An employee standing near the spill can be a strong fact for a Georgia slip-and-fall claim, because employee proximity is one of the recognized routes to proving the store knew or should have known about the hazard. Whether it leads to recovery depends on more than physical closeness alone.

Proximity and constructive knowledge

A store is generally responsible only where it had actual or constructive knowledge of the danger. Georgia courts recognize that constructive knowledge can be shown by evidence that an employee was in the immediate vicinity of the hazard and could easily have noticed and removed it. An employee a few feet from a visible puddle fits that description well, since a worker in that position is expected to spot and address obvious dangers as part of keeping the premises safe under O.C.G.A. § 51-3-1.
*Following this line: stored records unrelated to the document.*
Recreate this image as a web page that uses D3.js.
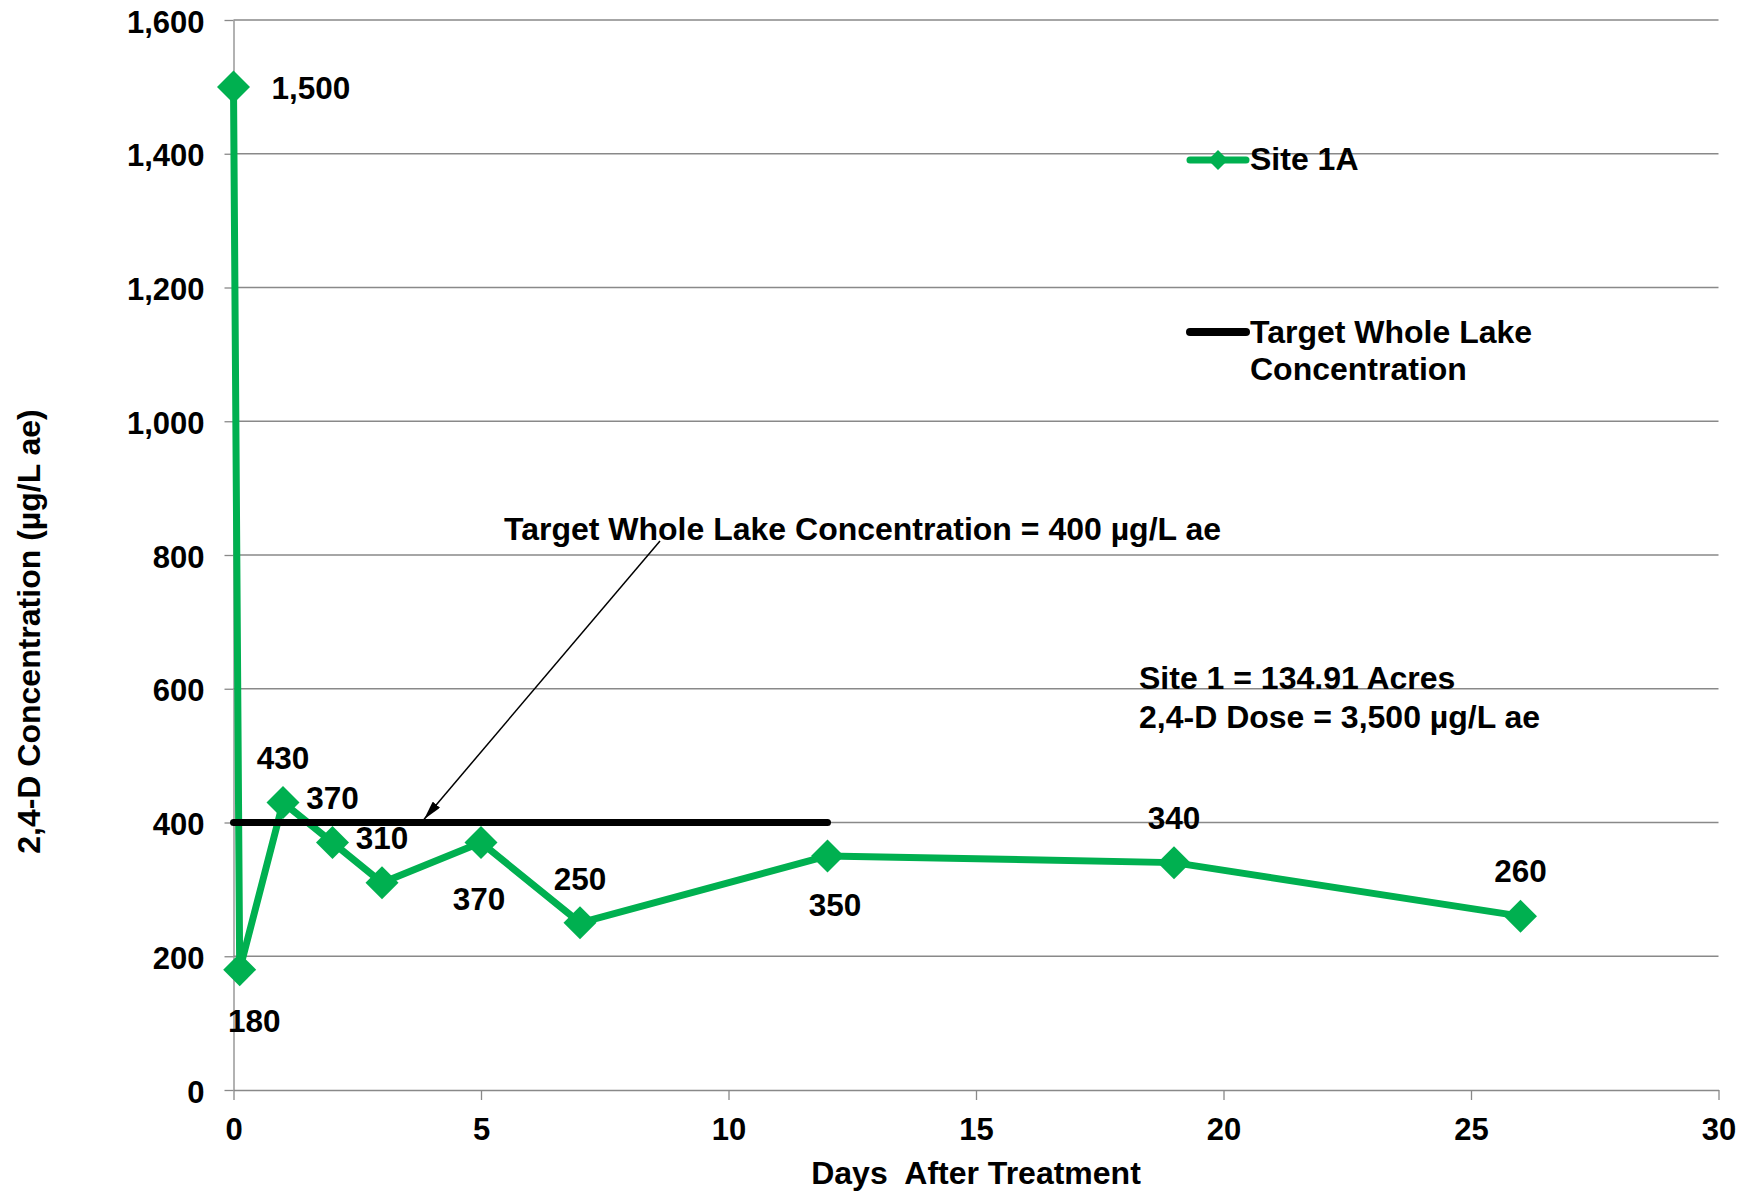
<!DOCTYPE html>
<html>
<head>
<meta charset="utf-8">
<script src="https://cdn.jsdelivr.net/npm/d3@7"></script>
<style>
  html, body { margin: 0; padding: 0; background: #fff; }
  svg { display: block; }
  text { font-family: "Liberation Sans", Arial, sans-serif; font-weight: bold; fill: #000; }
</style>
</head>
<body>
<script>
// ---- data ----
const days = [0, 0.125, 1, 2, 3, 5, 7, 12, 19, 26];
const concentration = [1500, 180, 430, 370, 310, 370, 250, 350, 340, 260];
const targetDays = [0, 12];
const targetConcentration = [400, 400];
const yTickValues = [0, 200, 400, 600, 800, 1000, 1200, 1400, 1600];
const xTickValues = [0, 5, 10, 15, 20, 25, 30];
const seriesName = "Site 1A";
const targetName = ["Target Whole Lake", "Concentration"];
const annotationText = "Target Whole Lake Concentration = 400 \u00b5g/L ae";
const siteNotes = ["Site 1 = 134.91 Acres", "2,4-D Dose = 3,500 \u00b5g/L ae"];
const xTitle = "Days  After Treatment";
const yTitle = "2,4-D Concentration (\u00b5g/L ae)";

// ---- label placement (layout, not data) ----
const labelDx = [38, 14.5, 0, 0, 0, -2, 0, 7.5, 0, 0];
const labelDy = [1, 51, -44.5, -44.5, -44.5, 56.5, -44.5, 49, -44.5, -45.5];

const W = 1752, H = 1193;
const GREEN = "#00B050", GRID = "#898989";

const svg = d3.select("body").append("svg").attr("width", W).attr("height", H);

const x = d3.scaleLinear().domain([0, 30]).range([233.5, 1718.5]);
const y = d3.scaleLinear().domain([0, 1600]).range([1090, 20]);

function capText(g, px, cy, str, size, anchor) {
  return g.append("text")
    .attr("x", px).attr("y", cy + 0.358 * size)
    .attr("font-size", size)
    .attr("text-anchor", anchor || "start")
    .attr("xml:space", "preserve")
    .style("white-space", "pre")
    .text(str);
}

// gridlines
svg.append("g").selectAll("line")
  .data(yTickValues.filter(d => d > 0))
  .join("line")
  .attr("x1", x(0)).attr("x2", x(30))
  .attr("y1", d => y(d)).attr("y2", d => y(d))
  .attr("stroke", GRID).attr("stroke-width", 1.3);

// axes
const yAxis = svg.append("g").attr("transform", `translate(${x(0)},0)`)
  .call(d3.axisLeft(y).tickValues(yTickValues).tickSize(9).tickSizeOuter(0).tickPadding(20).tickFormat(d3.format(",")));
const xAxis = svg.append("g").attr("transform", `translate(0,${y(0)})`)
  .call(d3.axisBottom(x).tickValues(xTickValues).tickSize(10).tickSizeOuter(0).tickFormat(d3.format("d")));
[yAxis, xAxis].forEach(a => {
  a.select(".domain").attr("stroke", GRID).attr("stroke-width", 1.3);
  a.selectAll(".tick line").attr("stroke", GRID).attr("stroke-width", 1.3);
  a.selectAll(".tick text").attr("font-size", 31).attr("font-family", null).attr("fill", "#000");
});
yAxis.selectAll(".tick text").attr("dy", 12);
xAxis.selectAll(".tick text").attr("dy", null).attr("y", 1140 - y(0));

// series
const pts = days.map((d, i) => ({ d, v: concentration[i] }));
const line = d3.line().x(p => x(p.d)).y(p => y(p.v));
svg.append("path").datum(pts)
  .attr("d", line).attr("fill", "none")
  .attr("stroke", GREEN).attr("stroke-width", 7).attr("stroke-linejoin", "round");

const diamond = (hw, hh) => `M0,${-hh}L${hw},0L0,${hh}L${-hw},0Z`;
svg.append("g").selectAll("path")
  .data(pts).join("path")
  .attr("transform", p => `translate(${x(p.d)},${y(p.v)})`)
  .attr("d", diamond(16.5, 16.5)).attr("fill", GREEN);

// target line
const tpts = targetDays.map((d, i) => ({ d, v: targetConcentration[i] }));
svg.append("path").datum(tpts)
  .attr("d", line).attr("fill", "none")
  .attr("stroke", "#000").attr("stroke-width", 7).attr("stroke-linecap", "round");

// data labels
const fmt = d3.format(",");
pts.forEach((p, i) => {
  capText(svg, x(p.d) + labelDx[i], y(p.v) + labelDy[i], fmt(p.v), 31.5, i === 0 ? "start" : "middle");
});

// annotation arrow
svg.append("defs").append("marker")
  .attr("id", "arrow").attr("viewBox", "0 0 20 10")
  .attr("refX", 20).attr("refY", 5)
  .attr("markerWidth", 19).attr("markerHeight", 9.5)
  .attr("markerUnits", "userSpaceOnUse").attr("orient", "auto")
  .append("path").attr("d", "M0,0L20,5L0,10Z").attr("fill", "#000");
const arrowFrom = { d: 8.616, v: 821 }, arrowTo = { d: 3.85, v: 405 };
svg.append("line")
  .attr("x1", x(arrowFrom.d)).attr("y1", y(arrowFrom.v))
  .attr("x2", x(arrowTo.d)).attr("y2", y(arrowTo.v))
  .attr("stroke", "#000").attr("stroke-width", 1.5)
  .attr("marker-end", "url(#arrow)");
capText(svg, 504, 528.5, annotationText, 32, "start");

// site notes
capText(svg, 1139, 677.5, siteNotes[0], 32, "start");
capText(svg, 1139, 716.5, siteNotes[1], 32, "start");

// legend
const lg = svg.append("g");
lg.append("line").attr("x1", 1190).attr("x2", 1246).attr("y1", 160).attr("y2", 160)
  .attr("stroke", GREEN).attr("stroke-width", 7).attr("stroke-linecap", "round");
lg.append("path").attr("transform", "translate(1218,160)").attr("d", diamond(10, 10)).attr("fill", GREEN);
capText(lg, 1250, 158.5, seriesName, 32, "start");
lg.append("line").attr("x1", 1190).attr("x2", 1246).attr("y1", 332).attr("y2", 332)
  .attr("stroke", "#000").attr("stroke-width", 8).attr("stroke-linecap", "round");
capText(lg, 1250, 332, targetName[0], 32, "start");
capText(lg, 1250, 368.5, targetName[1], 32, "start");

// axis titles
capText(svg, (x(0) + x(30)) / 2, 1173, xTitle, 32, "middle");
svg.append("text")
  .attr("transform", "translate(39.5,631.5) rotate(-90)")
  .attr("font-size", 32).attr("text-anchor", "middle")
  .text(yTitle);
</script>
</body>
</html>
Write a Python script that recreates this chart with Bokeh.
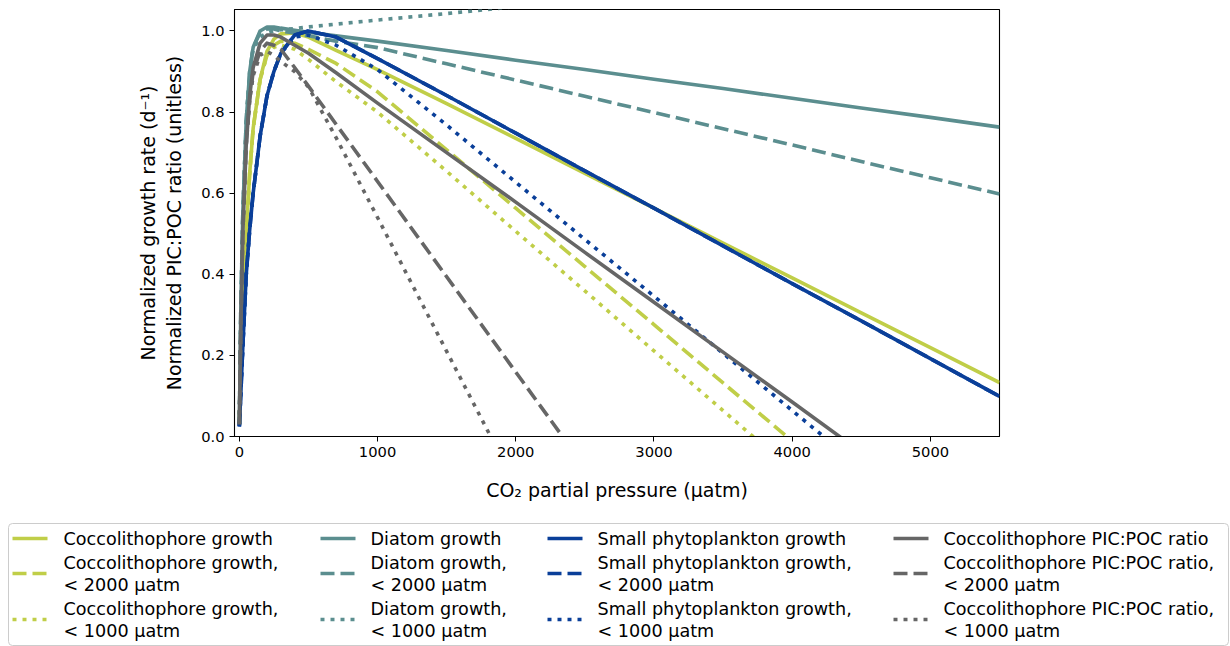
from bokeh.plotting import figure
from bokeh.models import Range1d, FixedTicker
from bokeh.layouts import column
from bokeh.embed import file_html
from bokeh.resources import INLINE
from bokeh.core.properties import value

# ---------------- data ----------------
pco2 = [0, 10, 25, 50, 75, 100, 150, 200, 250, 300, 400, 500, 700, 1000,
        1500, 2000, 2500, 3000, 3500, 4000, 4500, 5000, 5500]

cocco_growth = [0.03, 0.15, 0.33, 0.50, 0.65, 0.76, 0.88, 0.95, 0.98, 0.993, 0.995, 0.985,
                0.952, 0.905, 0.821, 0.735, 0.649, 0.563, 0.477, 0.391, 0.305, 0.219, 0.133]
cocco_growth_2000 = [0.03, 0.15, 0.33, 0.50, 0.65, 0.76, 0.88, 0.94, 0.965, 0.975, 0.97, 0.955,
                     0.92, 0.85, 0.707, 0.563, 0.419, 0.276, 0.132, -0.011]
cocco_growth_1000 = [0.03, 0.15, 0.33, 0.50, 0.65, 0.76, 0.88, 0.94, 0.96, 0.965, 0.955, 0.93,
                     0.875, 0.80, 0.654, 0.506, 0.359, 0.211, 0.064, -0.084]

diatom_growth = [0.03, 0.30, 0.55, 0.78, 0.90, 0.96, 1.0, 1.01, 1.01, 1.007, 1.002, 0.997,
                 0.988, 0.975, 0.952, 0.928, 0.905, 0.881, 0.858, 0.834, 0.81, 0.787, 0.763]
diatom_growth_2000 = [0.03, 0.30, 0.55, 0.78, 0.90, 0.96, 0.995, 1.005, 1.005, 1.0, 0.995, 0.988,
                      0.975, 0.959, 0.919, 0.879, 0.839, 0.799, 0.759, 0.719, 0.678, 0.638, 0.598]
diatom_growth_1000 = [0.03, 0.30, 0.55, 0.78, 0.90, 0.955, 0.985, 0.995, 1.0, 1.003, 1.006, 1.01,
                      1.017, 1.027, 1.043, 1.06, 1.077, 1.094, 1.111, 1.128, 1.144, 1.161, 1.178]

small_growth = [0.025, 0.10, 0.22, 0.40, 0.51, 0.60, 0.74, 0.84, 0.90, 0.945, 0.99, 1.0,
                0.985, 0.932, 0.841, 0.748, 0.655, 0.563, 0.47, 0.377, 0.285, 0.192, 0.099]
small_growth_2000 = [0.025, 0.10, 0.22, 0.40, 0.51, 0.60, 0.74, 0.84, 0.90, 0.945, 0.99, 1.0,
                     0.985, 0.932, 0.841, 0.748, 0.655, 0.563, 0.47, 0.377, 0.285, 0.192, 0.099]
small_growth_1000 = [0.025, 0.10, 0.22, 0.40, 0.51, 0.60, 0.74, 0.84, 0.90, 0.945, 0.985, 0.99,
                     0.965, 0.905, 0.768, 0.627, 0.486, 0.346, 0.205, 0.064, -0.077]

picpoc = [0.03, 0.25, 0.50, 0.72, 0.84, 0.91, 0.97, 0.99, 0.99, 0.985, 0.965, 0.945,
          0.897, 0.822, 0.70, 0.578, 0.454, 0.331, 0.208, 0.085, -0.039]
picpoc_2000 = [0.03, 0.25, 0.50, 0.72, 0.83, 0.90, 0.95, 0.97, 0.965, 0.955, 0.91, 0.864,
               0.77, 0.629, 0.394, 0.159, -0.076]
picpoc_1000 = [0.03, 0.25, 0.50, 0.72, 0.83, 0.89, 0.94, 0.95, 0.94, 0.925, 0.90, 0.862,
               0.737, 0.54, 0.21, -0.12]

labels = [
    "Coccolithophore growth",
    "Coccolithophore growth,\n< 2000 \u03bcatm",
    "Coccolithophore growth,\n< 1000 \u03bcatm",
    "Diatom growth",
    "Diatom growth,\n< 2000 \u03bcatm",
    "Diatom growth,\n< 1000 \u03bcatm",
    "Small phytoplankton growth",
    "Small phytoplankton growth,\n< 2000 \u03bcatm",
    "Small phytoplankton growth,\n< 1000 \u03bcatm",
    "Coccolithophore PIC:POC ratio",
    "Coccolithophore PIC:POC ratio,\n< 2000 \u03bcatm",
    "Coccolithophore PIC:POC ratio,\n< 1000 \u03bcatm",
]
series_values = [cocco_growth, cocco_growth_2000, cocco_growth_1000,
                 diatom_growth, diatom_growth_2000, diatom_growth_1000,
                 small_growth, small_growth_2000, small_growth_1000,
                 picpoc, picpoc_2000, picpoc_1000]

x_ticks = [0, 1000, 2000, 3000, 4000, 5000]
y_ticks = [0.0, 0.2, 0.4, 0.6, 0.8, 1.0]
y_tick_labels = ["0.0", "0.2", "0.4", "0.6", "0.8", "1.0"]

# ---------------- style ----------------
C_COCCO = "#c0ce48"
C_DIATOM = "#5b8e8f"
C_SMALL = "#0a3f99"
C_PIC = "#666666"
colors = [C_COCCO] * 3 + [C_DIATOM] * 3 + [C_SMALL] * 3 + [C_PIC] * 3
dashes = ["solid", "14 6", "4 6"] * 4
LW = 3.6
FONT = "DejaVu Sans"

p = figure(width=1230, height=518, x_range=Range1d(-35, 5500), y_range=Range1d(0, 1.053),
           output_backend="svg", toolbar_location=None,
           min_border_left=234, min_border_right=231, min_border_top=9, min_border_bottom=82)
p.frame_align = False
p.grid.visible = False
p.outline_line_color = "black"
p.outline_line_width = 1.1
p.background_fill_color = "white"
p.border_fill_color = "white"

for yv, col, dash in zip(series_values, colors, dashes):
    xs = pco2[:len(yv)]
    p.line(xs, yv, line_color=col, line_width=LW, line_dash=dash,
           line_cap="butt", line_join="round")

p.xaxis.ticker = FixedTicker(ticks=x_ticks)
p.yaxis.ticker = FixedTicker(ticks=y_ticks)
p.yaxis.major_label_overrides = {t: l for t, l in zip(y_ticks, y_tick_labels)}
p.axis.minor_tick_line_color = None
p.axis.major_tick_in = 0
p.axis.major_tick_out = 5
p.axis.major_tick_line_color = "black"
p.axis.axis_line_color = "black"
p.axis.major_label_standoff = 5
p.axis.major_label_text_font = FONT
p.axis.major_label_text_font_size = "14.7px"
p.axis.major_label_text_color = "black"
p.axis.axis_label_text_font = FONT
p.axis.axis_label_text_font_size = "19px"
p.axis.axis_label_text_font_style = "normal"
p.axis.axis_label_text_color = "black"
p.xaxis.axis_label = "CO\u2082 partial pressure (\u03bcatm)"
p.xaxis.axis_label_standoff = 19
p.yaxis.axis_label = "Normalized growth rate (d\u207b\u00b9)\nNormalized PIC:POC ratio (unitless)"
p.yaxis.axis_label_standoff = 13

# ---------------- legend panel ----------------
lf = figure(width=1230, height=128, x_range=Range1d(0, 1230), y_range=Range1d(128, 0),
            output_backend="svg", toolbar_location=None, min_border=0,
            x_axis_type=None, y_axis_type=None)
lf.frame_align = False
lf.grid.visible = False
lf.outline_line_color = None
lf.border_fill_color = "white"
lf.quad(left=8, right=1228, top=5, bottom=127, fill_color="white",
        line_color="#cccccc", line_width=1, border_radius=4)

col_handle_x = [12, 320, 547, 893]
col_text_x = [63, 370, 597, 943]
row_single_y = [20, 55, 101]
row_line_y = [[20], [44, 66], [90, 112]]
for i, (lab, col, dash) in enumerate(zip(labels, colors, dashes)):
    c, r = divmod(i, 3)
    hx = col_handle_x[c]
    hy = row_single_y[r]
    lf.line([hx, hx + 35], [hy, hy], line_color=col, line_width=LW, line_dash=dash,
            line_cap="butt")
    parts = lab.split("\n")
    ys = row_line_y[r] if len(parts) > 1 else [hy]
    lf.text(x=[col_text_x[c]] * len(parts), y=ys, text=parts,
            text_font=value(FONT), text_font_size=value("17.6px"),
            text_baseline="middle", text_align="left", text_color="black")

layout = column(p, lf)
open("out.html", "w").write(file_html(layout, INLINE))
This is different from showing the spill sat for a long time. Proximity can establish knowledge even when the hazard was fresh, because the issue becomes whether the nearby employee should have seen and dealt with it.

What still has to be shown

Closeness alone does not guarantee recovery. Georgia law generally requires that the hazard was visible and capable of being noticed by the employee in that spot. A few practical points shape these claims:

  • The substance must have been discernible, not hidden under a display or behind the worker.
  • The employee’s location and line of sight at the relevant moment matter.
  • The claimant’s own conduct is still weighed: O.C.G.A. § 51-12-33 trims the award in proportion to the shopper’s own share of fault and cuts off recovery entirely once that share hits 50%.

A worker actively engaged in an unrelated task with no view of the floor presents a weaker case than one facing an open spill they walked past.

So can you recover?

Often yes, and from a stronger footing than usual, because an employee standing right next to the spill is an accepted way to show the store’s constructive knowledge of the hazard. The answer is not automatic, though: it still turns on whether the spill was actually visible to that worker and on the comparative fault of everyone involved, so the employee’s exact line of sight and the claimant’s own care stay central to the analysis.


This article is for general educational and informational purposes only and is not legal advice. It does not create an attorney-client relationship, and Georgia law may change. For advice about a specific situation, consult a licensed Georgia personal injury attorney.